What is being asked
Among the lines of the listing below, retype exactly those from the one containing "Rebuild this chart" through the one containing "ax.fill_between(chars, dialog, 0, color=fill_color, linewidth=0)", both included. Do not include pictures.

Exercise inputs
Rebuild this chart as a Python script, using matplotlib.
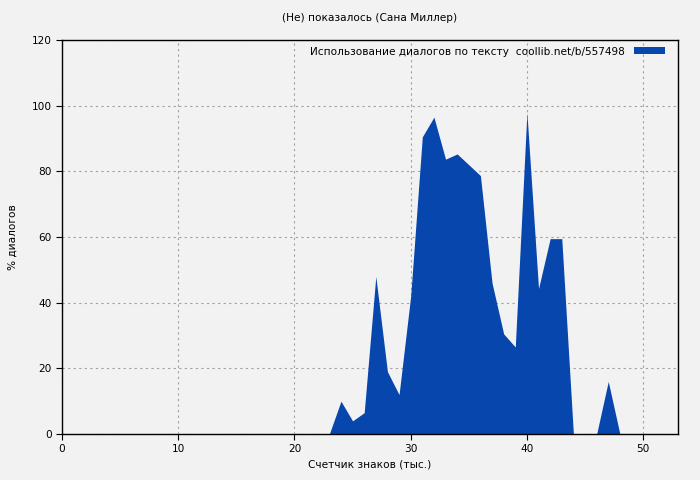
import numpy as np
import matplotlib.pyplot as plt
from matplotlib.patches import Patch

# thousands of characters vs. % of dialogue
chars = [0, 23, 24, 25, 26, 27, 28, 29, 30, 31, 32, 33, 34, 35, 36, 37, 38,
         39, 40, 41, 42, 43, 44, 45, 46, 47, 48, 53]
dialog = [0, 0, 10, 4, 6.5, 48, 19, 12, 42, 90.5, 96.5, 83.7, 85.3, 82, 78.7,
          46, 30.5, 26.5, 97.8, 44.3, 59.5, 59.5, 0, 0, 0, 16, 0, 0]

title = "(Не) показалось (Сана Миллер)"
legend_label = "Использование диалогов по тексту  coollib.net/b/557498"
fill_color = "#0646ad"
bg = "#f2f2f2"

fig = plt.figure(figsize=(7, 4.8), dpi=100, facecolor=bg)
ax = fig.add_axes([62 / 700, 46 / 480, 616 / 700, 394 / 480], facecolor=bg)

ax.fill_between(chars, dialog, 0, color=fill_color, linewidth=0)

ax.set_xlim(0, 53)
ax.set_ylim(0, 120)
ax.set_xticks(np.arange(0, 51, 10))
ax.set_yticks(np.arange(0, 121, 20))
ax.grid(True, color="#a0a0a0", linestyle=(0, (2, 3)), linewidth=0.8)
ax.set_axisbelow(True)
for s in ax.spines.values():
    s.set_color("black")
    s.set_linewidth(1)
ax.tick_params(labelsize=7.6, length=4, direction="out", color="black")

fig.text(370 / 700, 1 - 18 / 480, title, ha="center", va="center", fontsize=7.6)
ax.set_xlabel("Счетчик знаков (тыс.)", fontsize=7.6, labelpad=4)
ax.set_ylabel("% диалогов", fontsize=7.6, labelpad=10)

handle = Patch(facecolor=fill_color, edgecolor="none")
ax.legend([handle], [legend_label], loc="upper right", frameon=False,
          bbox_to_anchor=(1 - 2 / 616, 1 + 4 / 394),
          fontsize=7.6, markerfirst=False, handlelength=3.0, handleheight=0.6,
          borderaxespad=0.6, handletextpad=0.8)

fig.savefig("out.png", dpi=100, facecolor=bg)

==

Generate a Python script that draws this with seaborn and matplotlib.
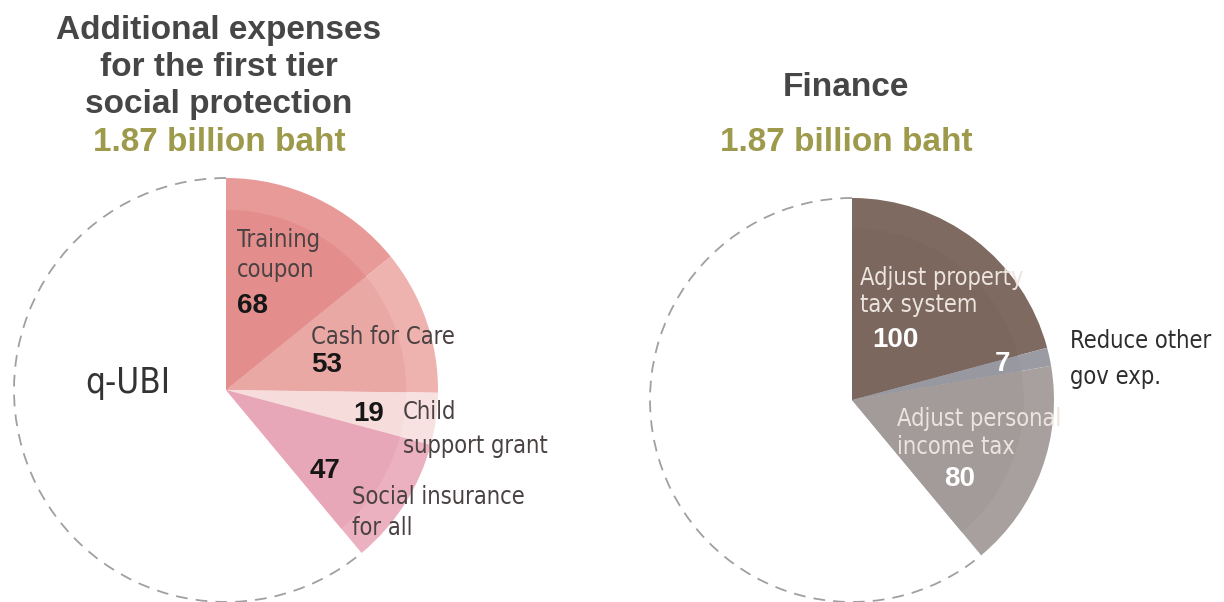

Complete output
Rebuild this chart as a Python script, using matplotlib.
import numpy as np
import matplotlib.pyplot as plt
from matplotlib.patches import Patch

# thousands of characters vs. % of dialogue
chars = [0, 23, 24, 25, 26, 27, 28, 29, 30, 31, 32, 33, 34, 35, 36, 37, 38,
         39, 40, 41, 42, 43, 44, 45, 46, 47, 48, 53]
dialog = [0, 0, 10, 4, 6.5, 48, 19, 12, 42, 90.5, 96.5, 83.7, 85.3, 82, 78.7,
          46, 30.5, 26.5, 97.8, 44.3, 59.5, 59.5, 0, 0, 0, 16, 0, 0]

title = "(Не) показалось (Сана Миллер)"
legend_label = "Использование диалогов по тексту  coollib.net/b/557498"
fill_color = "#0646ad"
bg = "#f2f2f2"

fig = plt.figure(figsize=(7, 4.8), dpi=100, facecolor=bg)
ax = fig.add_axes([62 / 700, 46 / 480, 616 / 700, 394 / 480], facecolor=bg)

ax.fill_between(chars, dialog, 0, color=fill_color, linewidth=0)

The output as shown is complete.